Les Alémaniques sont par ailleurs déjà beaucoup plus présents sur les actifs non cotés : seulement 13% n’en détiennent pas du tout, contre 36% de Romands. Quand on leur demande quelle part d’actifs non cotés ils pensent détenir dans deux ans, 26% des Alémaniques pensent qu’ils composeront plus de 20% de leur portefeuille, alors que seulement 13% des Romands font la même estimation.

« Ces résultats confirment l’intérêt grandissant des actifs non cotés pour les investisseurs, qui souhaitent très majoritairement augmenter leur exposition à l’avenir. Les performances remarquables des actifs non cotés comme le private equity sur la décennie écoulée et leur intérêt en termes de diversification en font un investissement particulièrement pertinent dans l’environnement actuel. Naturellement, leur liquidité n’est pas comparable à celle des marchés cotés, mais cela va de pair avec une volatilité nettement plus faible », ajoute Philippe Gay.

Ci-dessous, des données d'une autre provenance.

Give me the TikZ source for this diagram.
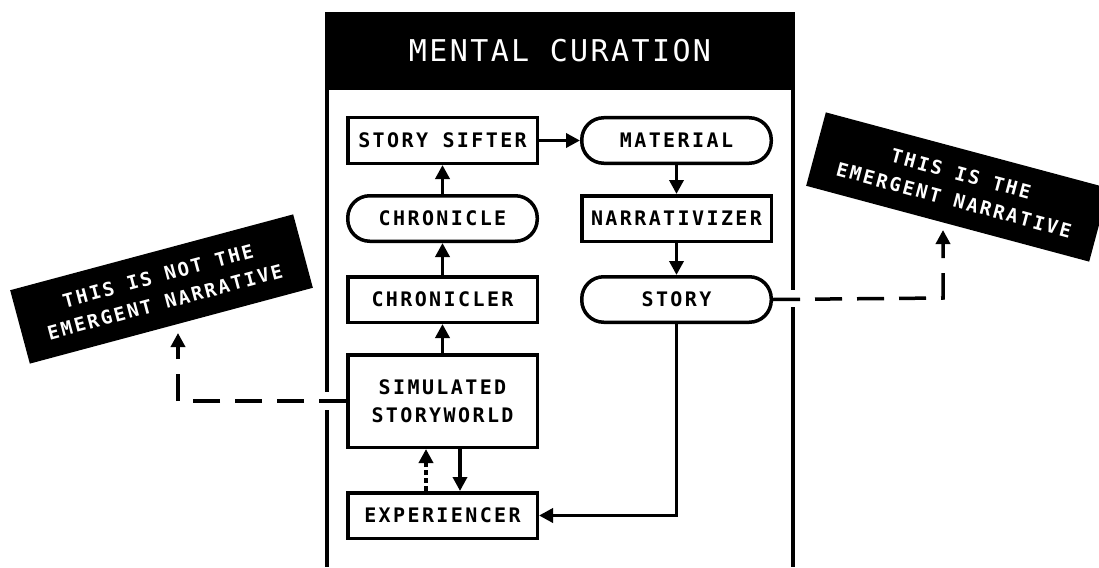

La durabilité reste une priorité, en particulier outre-Sarine

Dans l’ensemble des répondants, plus de 7 HNWI suisses sur 10 se disent intéressés par l’investissement durable et qu’il s’agit d’un sujet important pour eux, voire plus important encore en temps de crise économique. Seulement 8% déclarent qu’ils vont mettre de côté la durabilité en attendant la fin de la crise. Pour près d’un quart des Alémaniques, l’investissement durable est même devenu un « must absolu » durant la période de crise, tandis qu’ils ne sont que 16% côté romand à en dire de même.

En termes d’allocation actuelle dans les portefeuilles, 15% des Alémaniques disent n’avoir aucun investissement durable, alors qu’ils sont plus nombreux chez les Romands (26%). Des deux côtés de la Sarine, un tiers disent en détenir « moins de 20% ». L’écart se creuse de nouveau ensuite, puisque 36% des Alémaniques ont entre 20 et 40% de leurs portefeuilles investis de manière durable, contre 15% des Romands. A noter toutefois qu’à l’autre bout du spectre, 12% des Romands ont déclaré détenir plus de 80% d’investissements durables, alors que l’on ne trouve que 4% d’Alémaniques dans le même cas.

On remarque aussi des différences en termes de thématiques d’investissement privilégiées. Parmi une liste de plusieurs sujets, la protection du capital naturel arrive en tête, coté romand comme alémanique. On retrouve ensuite sur le podium romand l’atténuation du changement climatique, puis la protection de la biodiversité. Chez les Alémaniques, c’est l’économie circulaire qui arrive en deuxième position, suivie de l’adaptation au changement climatique.

« En termes d’investissement durable, et malgré quelques divergences, nous voyons que Romands comme Alémaniques se rejoignent sur des thématiques qui ont un impact direct sur leur environnement, comme la protection du capital naturel et la préservation de la biodiversité, qui sont également au cœur des discussions sur la scène internationale », relève Gérard Felley, associé et responsable des marchés Suisse et Europe francophones chez Lombard Odier.

Enfin, pour le futur, près de 50% des Alémaniques sont d’accord ou totalement d’accord avec le fait « d’augmenter la part d’investissements durables dans leurs portefeuilles », tandis que 33% des Romands sont dans cet état d’esprit.

Explorer ce qui rassemble et ce qui divise les investisseurs au sein de notre pays ouvre un champ des possibles passionnant. De notre point de vue, il ne s’agit pas d’ignorer ou de lisser ces différences, mais de les adresser et de confronter les points de vue, afin que les investisseurs aient toutes les cartes en main pour prendre des décisions éclairées pour leur patrimoine. Il s’agit finalement de l’une des missions essentielles des banques privées, qui se doivent d’informer leurs clients de tous les enjeux et opportunités, et de construire pour eux des solutions d’investissement personnalisées, en fonction de leurs préférences et aspirations.

 

* Méthodologie : l’étude menée par Lombard Odier rassemble les réponses de 300 Suisses fortunés, disposant d’au moins un million de francs d’actifs à investir (HNWI), qui ont répondu à un questionnaire en ligne. Le sondage a été mené entre décembre 2022 et janvier 2023. 40% des répondants résidaient en Suisse alémanique, 58% en Romandie et 2% au Tessin. 40% des répondants se situaient dans la tranche d’âge 35-50 ans et 47% des répondants avaient entre 50 et 70 ans. A noter que l’emploi du genre masculin dans le présent texte est employé au sens neutre, désignant à la fois les répondantes et les répondants au sondage.